So at what point does the preservation of life as a social good cease to be anyone’s business other than the individual concerned?
This is where the hard-case scenario is presented as the card to trump all arguments.
Hard case scenarios make a compelling case for themselves as the exception to the general rule and that is precisely the problem of making laws around them.
Changing the rule in this instance means abolishing a fundamental principle. The right to take life with social approval and the assistance of others in order to end ‘unbearable suffering’ or because it is ‘in the patient’s best interest’ is necessarily open-ended. This cannot be dismissed as ‘a slippery slope’ argument because the only way is down, progressively but inevitably down. There is no objective way of defining a hard case without jeopardising justice because the concept is subjective.
Cases are as hard as the person carrying the burden says they are. In Belgium in recent years, euthanasia was provided to 45-year-old twins who were going blind, to a 44-year-old woman with chronic anorexia and to a 64-year-old chronic depressive whose family were not even informed until after her death. Yes, they were all flagged through as involving ‘unbearable suffering’.
Checks and balances have not held back the slide towards liberalisation in countries like the Netherlands and Belgium where euthanasia is legal for well over a decade. Not only is it sufficient to be merely ‘tired of living’ to qualify for euthanasia, but in both countries newborns and children are also eligible to avail of this bizarrely termed human right.
The whole concept of ‘informed consent’ goes out the window in such cases as it does in cases of dementia or even depression.
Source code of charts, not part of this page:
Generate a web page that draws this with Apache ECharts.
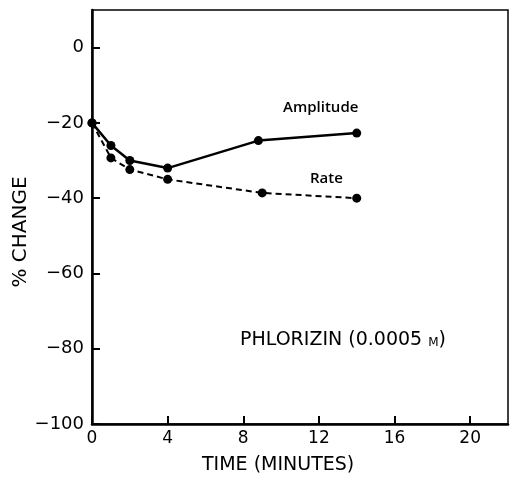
<!DOCTYPE html>
<html>
<head>
<meta charset="utf-8">
<script src="https://cdn.jsdelivr.net/npm/echarts@6/dist/echarts.min.js"></script>
<style>
  html, body { margin: 0; padding: 0; background: #fff; }
  #chart { width: 512px; height: 478px; }
</style>
</head>
<body>
<div id="chart"></div>
<script>
// time in minutes
const ampTime = [0, 1, 2, 4, 8.8, 14]
const amplitude = [-20, -26, -30, -32, -24.7, -22.7]
const rateTime = [0, 1, 2, 4, 9, 14]
const rate = [-20, -29.3, -32.4, -35, -38.6, -40]

const toPairs = (xs, ys) => xs.map((x, i) => [x, ys[i]])

const font = "DejaVu Sans"

const chart = echarts.init(document.getElementById("chart"))
chart.setOption({
  animation: false,
  grid: {
    left: 92, right: 4, top: 10, bottom: 54,
    show: true,
    borderColor: "#000",
    borderWidth: 1.5
  },
  xAxis: {
    type: "value",
    min: 0,
    max: 22,
    interval: 4,
    axisLine: { onZero: false, lineStyle: { color: "#000", width: 2.5 } },
    axisTick: { inside: true, length: 8, lineStyle: { color: "#000", width: 2 } },
    axisLabel: { color: "#000", fontFamily: font, fontSize: 17, margin: 6, showMaxLabel: false },
    splitLine: { show: false }
  },
  yAxis: {
    type: "value",
    min: -100,
    max: 10,
    interval: 20,
    axisLine: { onZero: false, lineStyle: { color: "#000", width: 2.5 } },
    axisTick: { inside: true, length: 8, lineStyle: { color: "#000", width: 2 } },
    axisLabel: {
      color: "#000", fontFamily: font, fontSize: 18, margin: 8, showMaxLabel: false,
      formatter: v => (v < 0 ? "\u2212" + Math.abs(v) : String(v))
    },
    splitLine: { show: false }
  },
  graphic: [
    { type: "text", left: 283, top: 100, style: { text: "Amplitude", font: "600 15px 'Open Sans'", fill: "#000" } },
    { type: "text", left: 310, top: 171, style: { text: "Rate", font: "600 15px 'Open Sans'", fill: "#000" } },
    {
      type: "text", left: 240, top: 331,
      style: {
        text: "{a|PHLORIZIN (0.0005 }{b|M}{a|)}",
        rich: {
          a: { fontFamily: font, fontSize: 19, fill: "#000" },
          b: { fontFamily: font, fontSize: 12, fill: "#000", padding: [5, 0, 0, 0] }
        }
      }
    },
    { type: "text", left: 202, top: 456, style: { text: "TIME (MINUTES)", font: "19px 'DejaVu Sans'", fill: "#000" } },
    {
      type: "text", x: 21, y: 232, rotation: Math.PI / 2,
      style: { text: "% CHANGE", font: "20px 'DejaVu Sans'", fill: "#000", align: "center", verticalAlign: "middle" }
    }
  ],
  series: [
    {
      name: "Amplitude",
      type: "line",
      data: toPairs(ampTime, amplitude),
      symbol: "circle",
      symbolSize: 9,
      itemStyle: { color: "#000" },
      lineStyle: { color: "#000", width: 2.5 }
    },
    {
      name: "Rate",
      type: "line",
      data: toPairs(rateTime, rate),
      symbol: "circle",
      symbolSize: 9,
      itemStyle: { color: "#000" },
      lineStyle: { color: "#000", width: 2, type: [6, 4] }
    }
  ]
})
</script>
</body>
</html>
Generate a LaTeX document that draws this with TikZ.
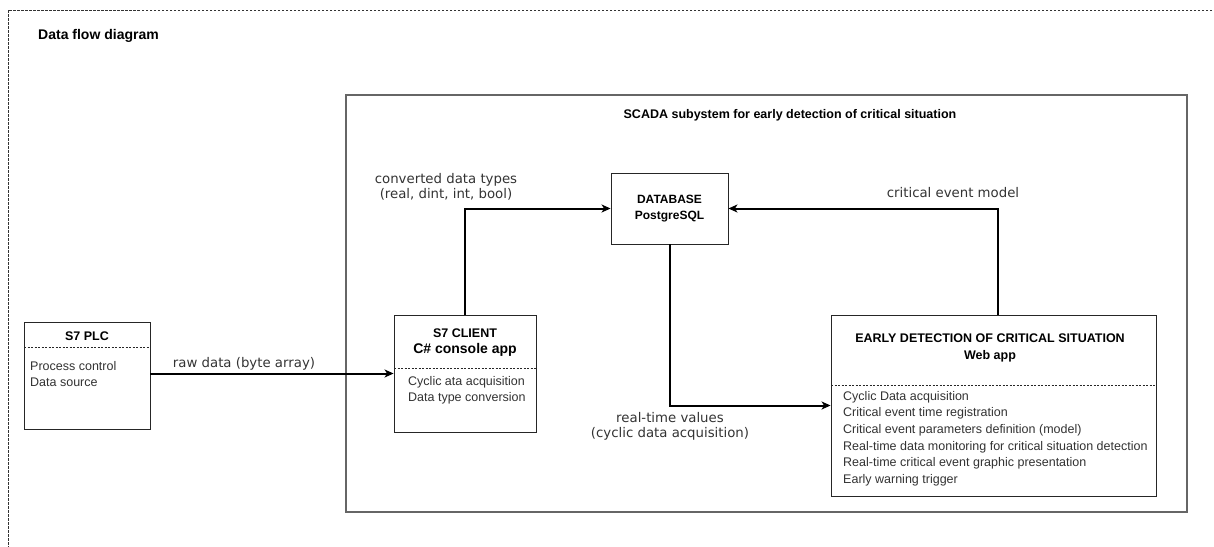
\documentclass[tikz,border=0pt]{standalone}
\usepackage{fontspec}
\setmainfont{Liberation Sans}
\newfontfamily\flowfont{DejaVu Sans}
\usetikzlibrary{arrows.meta}

\definecolor{txtgray}{HTML}{333333}
\definecolor{framegray}{HTML}{666666}

\tikzset{
  outerframe/.style={draw=black!80, line width=0.6pt, dash pattern=on 2.5pt off 1.5pt},
  scadabox/.style={draw=framegray, line width=1.2pt, inner sep=0pt},
  blk/.style={draw=black!85, line width=0.9pt, inner sep=0pt, fill=white},
  divider/.style={draw=black!85, line width=0.6pt, dash pattern=on 2pt off 1.5pt},
  hdr/.style={inner sep=0pt, font=\bfseries\fontsize{12.5}{15}\selectfont},
  body/.style={anchor=north west, align=left, inner sep=0pt, text=txtgray,
    font=\fontsize{12.5}{16.6}\selectfont},
  lbl/.style={inner sep=0pt, text=txtgray, font=\flowfont\fontsize{13.3}{15.2}\selectfont},
  flow/.style={draw=black, line width=2pt, -{Stealth[length=9pt, width=8pt, inset=2.5pt]}}
}

\begin{document}
\begin{tikzpicture}[x=1pt, y=-1pt]
		%%%%% START %%%%%
		
		\useasboundingbox (0,0) rectangle (1214,546);
		\draw[outerframe] (8,10) rectangle (1260,600);
		\node[anchor=west, inner sep=0pt, font=\bfseries\fontsize{14}{16}\selectfont] (dfd) at (38,36) {Data flow diagram};
		
		% subsystem frame
		\node[scadabox, minimum width=841pt, minimum height=417pt] (scada) at (766.5,303.5) {};
		\node[hdr] (scadahd) at (790,115) {SCADA subystem for early detection of critical situation};
		
		% PLC
		\node[blk, minimum width=126pt, minimum height=107pt] (plc) at (87,375.5) {};
		\node[hdr] (plchd) at (87,336) {S7 PLC};
		\draw[divider] (24,347) -- (150,347);
		\node[body] (plctx) at (30,361) {Process control\\Data source};
		
		% client
		\node[blk, minimum width=142pt, minimum height=117pt] (client) at (465,373.5) {};
		\node[hdr] (clienthd) at (465,333) {S7 CLIENT};
		\node[hdr, font=\bfseries\fontsize{14}{16}\selectfont] (clientsub) at (465,350) {C\# console app};
		\draw[divider] (394,368) -- (536,368);
		\node[body] (clienttx) at (408,376) {Cyclic ata acquisition\\Data type conversion};
		
		% database
		\node[blk, minimum width=117pt, minimum height=71pt, align=center,
		  font=\bfseries\fontsize{12}{16}\selectfont] (db) at (669.5,208.5) {DATABASE\\PostgreSQL};
		
		% web app
		\node[blk, minimum width=325pt, minimum height=181pt] (edcs) at (993.5,405.5) {};
		\node[hdr] (edcshd) at (990,338) {EARLY DETECTION OF CRITICAL SITUATION};
		\node[hdr] (edcssub) at (990,356) {Web app};
		\draw[divider] (831,385) -- (1156,385);
		\node[body] (edcstx) at (843,391) {Cyclic Data acquisition\\Critical event time registration\\Critical event parameters definition (model)\\Real-time data monitoring for critical situation detection\\Real-time critical event graphic presentation\\Early warning trigger};
		
		% data flows
		\draw[flow] (client.west -| plc.east) -- (client.west);
		\node[lbl] (rawlbl) at (244,364) {raw data (byte array)};
		
		\draw[flow] (client.north) |- (db.west);
		\node[lbl, align=center] (convlbl) at (446,186.5) {converted data types\\(real, dint, int, bool)};
		
		\draw[flow] ([xshift=4.5pt]edcs.north) |- (db.east);
		\node[lbl] (modlbl) at (953,193) {critical event model};
		
		\draw[flow] (db.south) |- (edcs.west);
		\node[lbl, align=center] (rtlbl) at (670,426.5) {real-time values\\(cyclic data acquisition)};
		
		%%%%% END %%%%%
\end{tikzpicture}
\end{document}
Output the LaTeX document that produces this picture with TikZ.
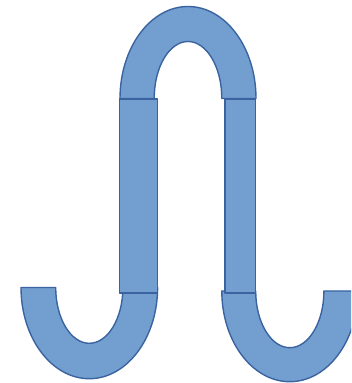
\documentclass[tikz,border=0pt]{standalone}
\definecolor{shapefill}{RGB}{114,159,207}
\definecolor{shapeline}{RGB}{58,99,160}
\tikzset{piece/.style={fill=shapefill,draw=shapeline,line width=1.4pt,line join=round}}
\begin{document}
\begin{tikzpicture}[x=1pt,y=1pt]
\useasboundingbox (0,0) rectangle (351,383);
\clip (0,0) rectangle (351,383);
% bottom left U
\path[piece] (21,95.5) arc[start angle=180,end angle=360,x radius=68.3,y radius=91.2]
  -- (122.9,95.5) arc[start angle=0,end angle=-180,x radius=33.6,y radius=55.8] -- cycle;
% bottom right U
\path[piece] (221.8,92) arc[start angle=180,end angle=360,x radius=68,y radius=90.7]
  -- (323.9,92) arc[start angle=0,end angle=-180,x radius=34.1,y radius=56.7] -- cycle;
% top arch
\path[piece] (120,284.5) arc[start angle=180,end angle=0,x radius=68,y radius=92]
  -- (221.8,284.5) arc[start angle=0,end angle=180,x radius=33.8,y radius=57] -- cycle;
% left bar
\path[piece] (119.5,90) rectangle (157.6,284);
% right bar
\path[piece] (225,90) rectangle (255.7,284);
\end{tikzpicture}
\end{document}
Depressed people are generally cautioned about making life changing decisions. There can be nothing more life-changing than the decision to end one’s life.
In an age of rapidly developing medicine including palliative medicine it seems a bit incongruous that the demand for euthanasia is being pressed so determinedly at this point in time.
The other incongruity is that it is in the very part of the world where all branches of medicine are so advanced that this demand is being made. It might be just another facet of our all-pervading desire to control all aspects of our lives, to extend our range of personal autonomy and freedom so that even the great non-negotiable, death, cannot have it all on his own terms.
Changing a societal value has implications for all. It can compromise the life-saving and life-preserving ethic that is at the core of medical practice. It could place each and everyone of us in a situation where the right to euthanasia may become more of an obligation. Just imagine you are old and debilitated, a burden on your family and on the health service how free will you feel to decline what veterinary practice calls ‘ final attention’?
The skills and resources of modern medicine are available in our hospices to alleviate the pain and distress of the last weeks and months of life. In countries like France and the UK, amongst others where euthanasia is illegal, care for the terminally ill has advanced hugely in recent years. Palliative care and the suspension of active treatment for disease is often described as passive euthanasia and hospices do not deny any fellow human as much as it takes to ease their passing from this world.
Dying with dignity is understood in hospices in ways that do not deny either compassion or the capacity of the human spirit to give and receive in ways that can indeed be ennobling and life enriching, in ways that also acknowledge that, in life as well as death, we do not always have control and that acceptance of our lot may be more life-affirming than its rejection.
The fact that suicide is no longer a criminal act does not mean society should canonise it as a legitimate personal choice. When hard cases arise, as they do under every law, we naturally try to bend and stretch legislation to accommodate them. Where we cannot so do, we need to look hard at the unintended consequences of changing a law, especially one that enshrines a fundamental social value. Changing or abolishing law on grounds of compassion may prove a very uncompassionate option by the time we hit the bottom of the slippery slope, as inevitably we will.